Ratmen was never likely to be a comfortable read but this carefully constructed novel makes perfect sense in the end, due to the mad world we live in. That in itself is a fine achievement, especially when it revolves around a vegetarian ratcatcher. At first, the novel reads like a series of interrelated short stories, but it all comes together and really gathers momentum in the final chapters as a day job turns into an ideology and obsession.
The main characters are known throughout as The Man and The Boy. I expect Ely has his reasons for this, but the absence of first names for the main characters jarred with me and I was about halfway through the book before I got used to it.
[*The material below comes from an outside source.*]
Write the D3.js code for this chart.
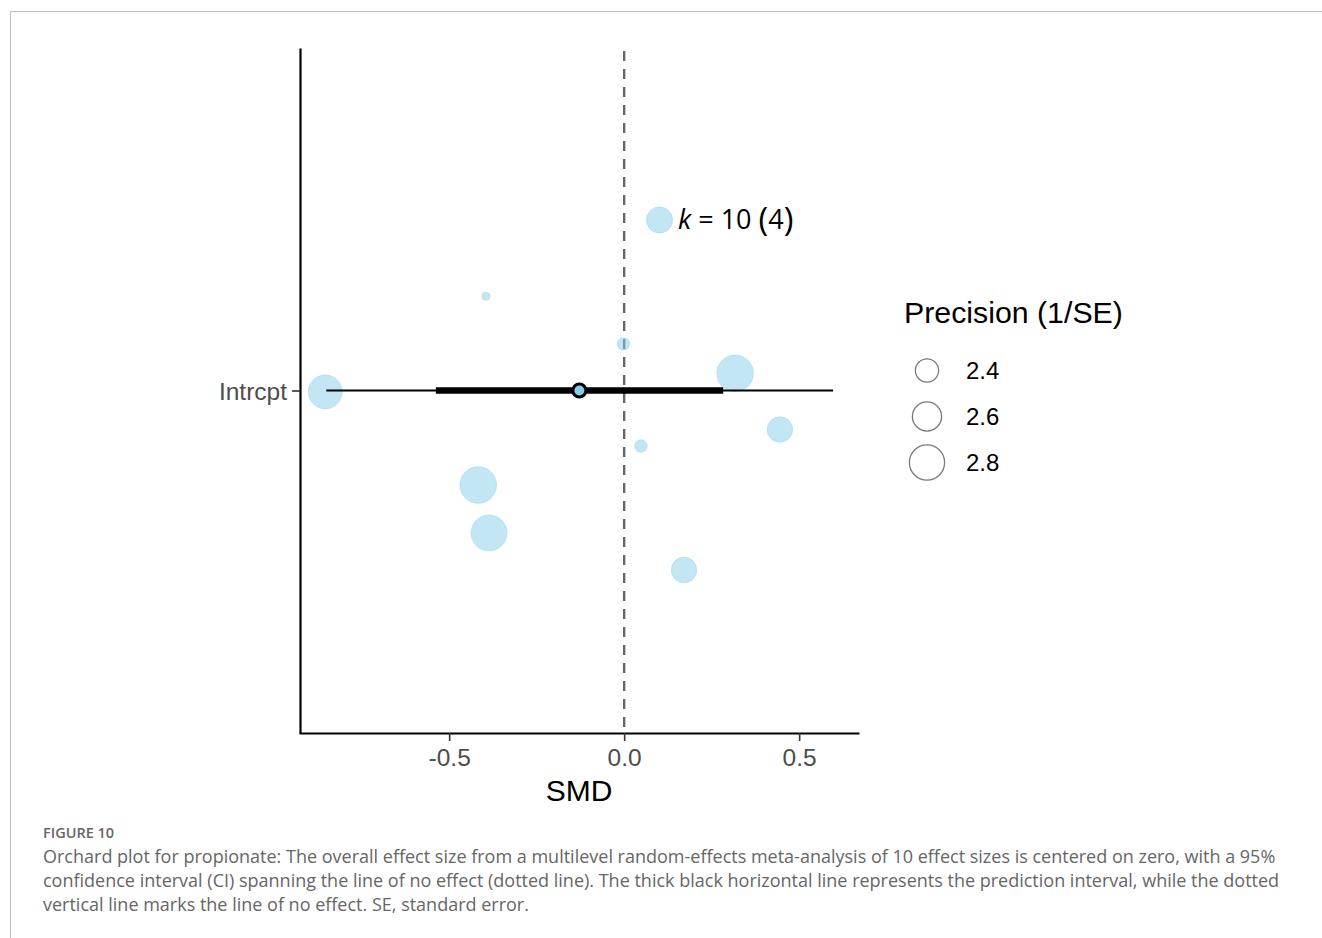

Some of the description is wonderful and it’s evident that Ely has a deep knowledge and feel for wildlife and the environment he writes about. He can carry this off with apparent poetic ease when the fancy takes him: “As they walked, huge flocks of wood pigeons lifted from the stubbles. Straggling flocks of smaller birds, finches, the boy thought, fled whistling and peeping before them along the haw-studded hedgerows, with blackbirds and thrushes sounding their staccato alarms…”
And the dialogue is equally superb. The exchange of ideas, especially between The Man and The Boy (the apprentice), is fascinating: ‘You don’t have to think like a rat to understand a rat. You have to think like a human… the thing about rats is they’re just like us – their survival instinct, their ability to adapt to new environments, their ruthlessness, ferocity, endurance, their creative desperation.’ – The Man
Steve Ely is described at the end of the book as a writer who is ‘rarely delightful’. Somewhat tongue in cheek perhaps, but he does deal with a combination of issues that people who prefer escapist fiction might find hard to handle: crime, extremism, violence, conspiracy, race, class, identity politics and religion.
Ratmen is a novel of real substance. Once you get used to the many ways of killing rats, you could even start to enjoy it. You might even be tempted into becoming a conspirator in the ‘holy war’ between man and rodent.